Teachers point students toward experiences and realities that become available through collaborative exploration. Beware of those who are afraid of that exploration; stand up against those who fear fluidity, who ban books, and who are frightened by free expression and creative transformation.

Practicing education is like practicing democracy—both are collaborative, experimental paths of improvement. Through these practices we find a new home—one that is both intellectual and affective. Some of you who graduate today will have felt the power of this already; some will feel it years from now. This graduate, Class of 1978, feels it still.

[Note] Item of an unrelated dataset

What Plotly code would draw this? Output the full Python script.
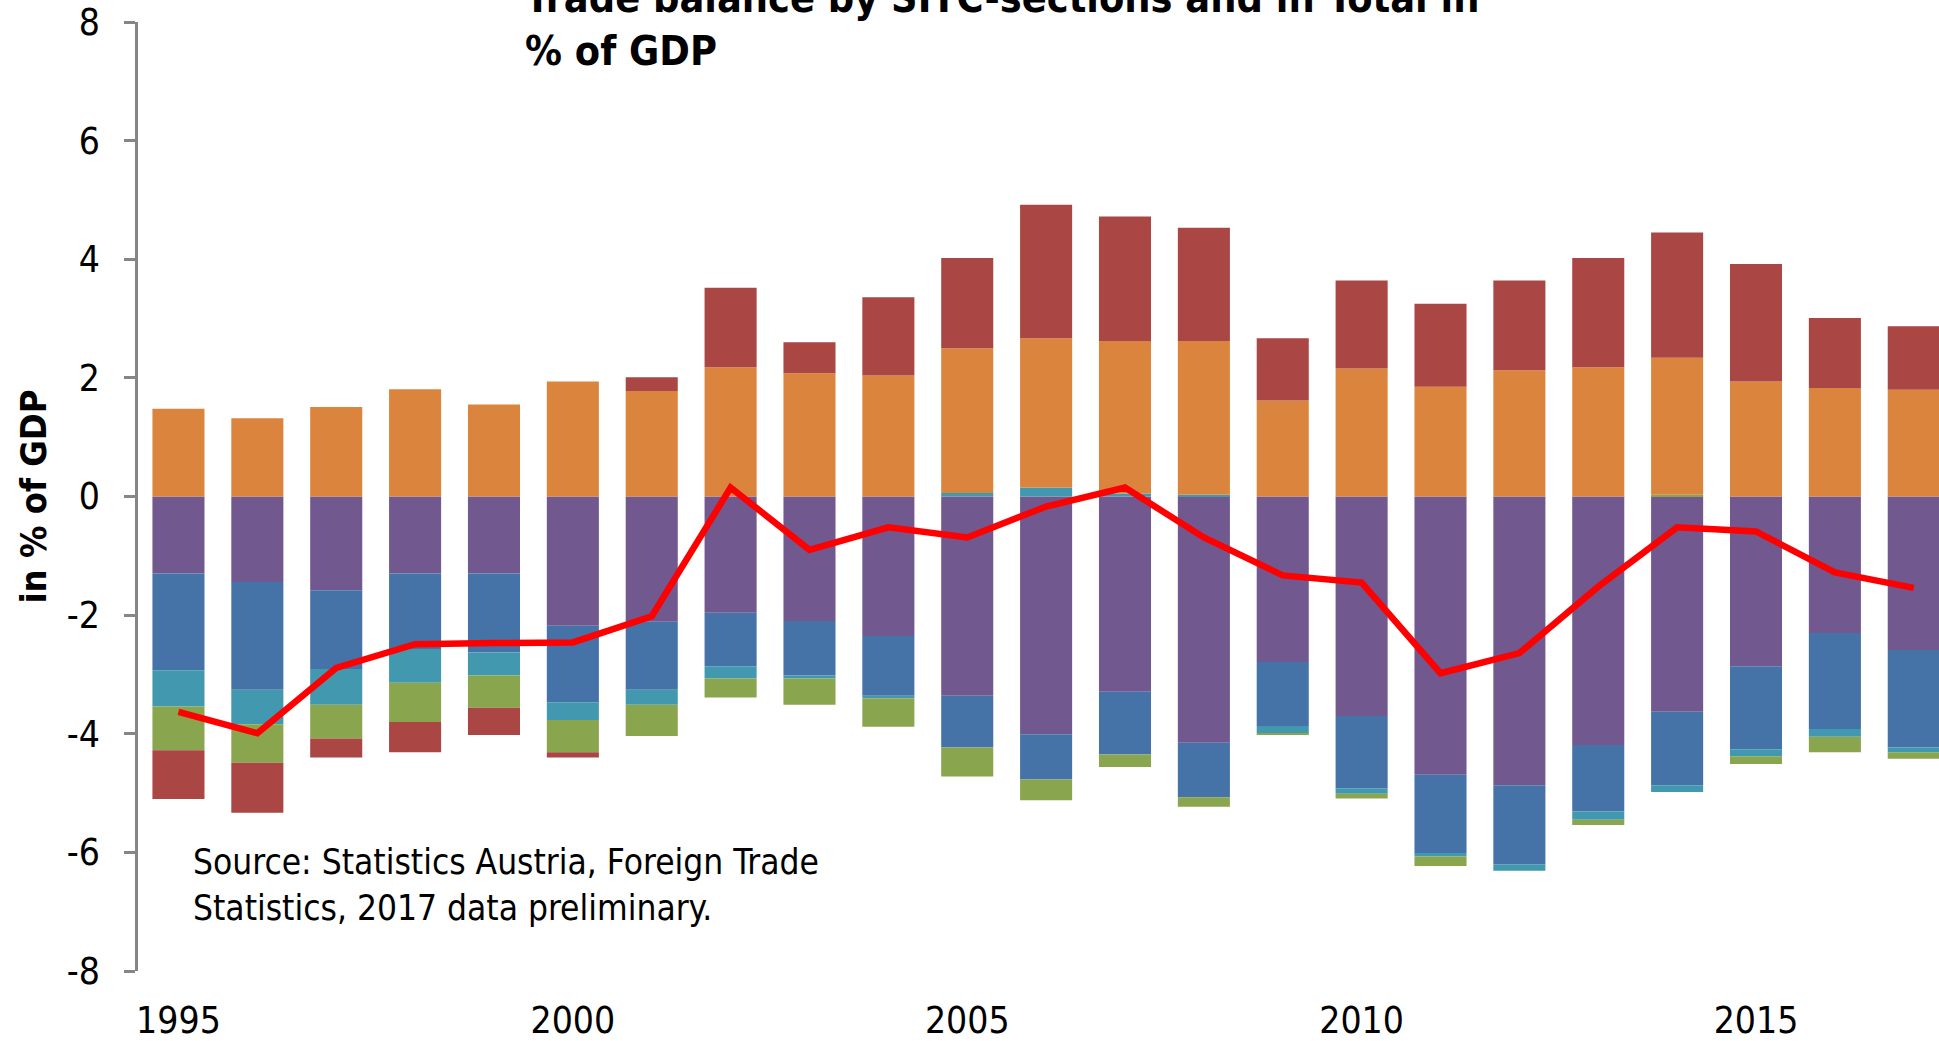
import plotly.graph_objects as go

years = list(range(1995, 2018))

# Stacked SITC-section contributions (% of GDP)
purple = [-1.30, -1.44, -1.58, -1.30, -1.30, -2.18, -2.11, -1.96, -2.10, -2.35, -3.36, -4.01,
          -3.29, -4.15, -2.79, -3.70, -4.69, -4.87, -4.19, -3.63, -2.86, -2.30, -2.59]
blue = [-1.63, -1.82, -1.33, -1.27, -1.33, -1.29, -1.15, -0.90, -0.92, -1.01, -0.87, -0.76,
        -1.06, -0.92, -1.08, -1.22, -1.32, -1.33, -1.12, -1.24, -1.40, -1.62, -1.64]
teal = [-0.61, -0.58, -0.60, -0.57, -0.39, -0.30, -0.25, -0.21, -0.05, -0.04, 0.06, 0.15,
        0.05, 0.03, -0.12, -0.09, -0.06, -0.11, -0.14, -0.11, -0.12, -0.13, -0.08]
green = [-0.74, -0.65, -0.57, -0.66, -0.54, -0.54, -0.53, -0.32, -0.44, -0.48, -0.49, -0.35,
         -0.21, -0.16, -0.02, -0.08, -0.16, 0.0, -0.09, 0.03, -0.13, -0.26, -0.11]
orange = [1.48, 1.32, 1.51, 1.81, 1.55, 1.94, 1.78, 2.18, 2.08, 2.04, 2.44, 2.52,
          2.57, 2.59, 1.62, 2.16, 1.85, 2.13, 2.18, 2.31, 1.94, 1.83, 1.80]
red = [-0.82, -0.84, -0.32, -0.51, -0.46, -0.09, 0.23, 1.34, 0.52, 1.32, 1.52, 2.25,
       2.10, 1.91, 1.05, 1.48, 1.40, 1.51, 1.84, 2.11, 1.98, 1.18, 1.07]
total = [-3.63, -3.99, -2.89, -2.49, -2.47, -2.46, -2.02, 0.15, -0.90, -0.52, -0.69, -0.17,
         0.15, -0.69, -1.33, -1.45, -2.98, -2.64, -1.52, -0.52, -0.59, -1.28, -1.54]

x_label_years = [1995, 2000, 2005, 2010, 2015]
y_tick_vals = [-8, -6, -4, -2, 0, 2, 4, 6, 8]
y_tick_text = ["-8", "-6", "-4", "-2", "0", "2", "4", "6", "8"]

FONT = "DejaVu Sans Condensed, Lato, sans-serif"
GRAY = "#868686"

series = [
    ("Section A", purple, "#71588F"),
    ("Section B", blue, "#4572A7"),
    ("Section C", teal, "#4198AF"),
    ("Section D", green, "#89A54E"),
    ("Section E", orange, "#DB843D"),
    ("Section F", red, "#AA4643"),
]

fig = go.Figure()
for name, vals, col in series:
    fig.add_bar(x=years, y=vals, name=name, marker=dict(color=col, line=dict(width=0)))
fig.add_scatter(x=years, y=total, name="Total", mode="lines",
                line=dict(color="#FF0000", width=6.5))

xr = [1994.487, 2017.32]
fig.update_layout(
    width=1939, height=1041,
    margin=dict(l=137.5, r=0, t=22, b=70),
    barmode="relative", bargap=0.34,
    plot_bgcolor="white", paper_bgcolor="white",
    showlegend=False,
    font=dict(family=FONT, color="black", size=35),
    xaxis=dict(range=xr, tickvals=x_label_years, ticks="", showline=False, showgrid=False,
               zeroline=False, tickfont=dict(size=37), automargin=False,
               ticklabelstandoff=24),
    xaxis2=dict(range=xr, overlaying="x", anchor="free", position=0.5,
                tickvals=[y + 0.5 for y in years[:-1]], ticks="outside", ticklen=12,
                tickwidth=2.5, tickcolor=GRAY, showline=True, linecolor=GRAY, linewidth=2.5,
                showticklabels=False, showgrid=False, zeroline=False, automargin=False),
    yaxis=dict(range=[-8, 8], tickvals=y_tick_vals, ticktext=y_tick_text, ticks="outside",
               ticklen=11, tickwidth=2.5, tickcolor=GRAY, showline=True, linecolor=GRAY,
               linewidth=2.5, showgrid=False, zeroline=False, tickfont=dict(size=37),
               automargin=False, ticklabelstandoff=17,
               title=dict(text="<b>in % of GDP</b>", font=dict(size=36), standoff=10)),
)
fig.add_annotation(xref="paper", yref="paper", x=0.2135, y=0.9975, xanchor="left",
                   yanchor="middle", align="left", showarrow=False,
                   text="<b>Trade balance by SITC-sections and in Total in<br>% of GDP</b>",
                   font=dict(size=41))
fig.add_annotation(xref="paper", yref="paper", x=0.0294, y=0.0906, xanchor="left",
                   yanchor="middle", align="left", showarrow=False,
                   text="Source: Statistics Austria, Foreign Trade<br>Statistics, 2017 data preliminary.",
                   font=dict(size=35))
fig.write_html("out.html", config={"displayModeBar": False},
               post_script="document.body.style.margin='0px';")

Over these four years, I have learned from many of you in my classes, in student government, and even in demonstrations. In your courageous company, I am encouraged to believe that we may be able to reject the cynical status quo that mobilizes rage; that we may be able to build a politics and a culture of compassionate solidarity rather than one of fear and divisiveness. As I say each year, we Wesleyans have used our education for the “good of the world,” we have used it to be changemakers lest the future be shaped by those for whom justice and change, generosity and equality, diversity and tolerance, are too threatening. We know that you will find new ways to make connections across cultural borders—new ways to build community. When this happens, you will feel the power and the promise of your education. And we, your Wesleyan family, we will be proud of how you keep education alive by making it effective in the world.

It’s been four years since you unloaded cars with us when you got to campus. It seems like such a short time ago. As you prepare to depart, please remember that no matter how far your journeys take you, you will always have a home at the base of Foss Hill. Wherever your exciting pursuits lead you, please come back to alma mater often to share your news, your memories, and your dreams. Thank you and good luck!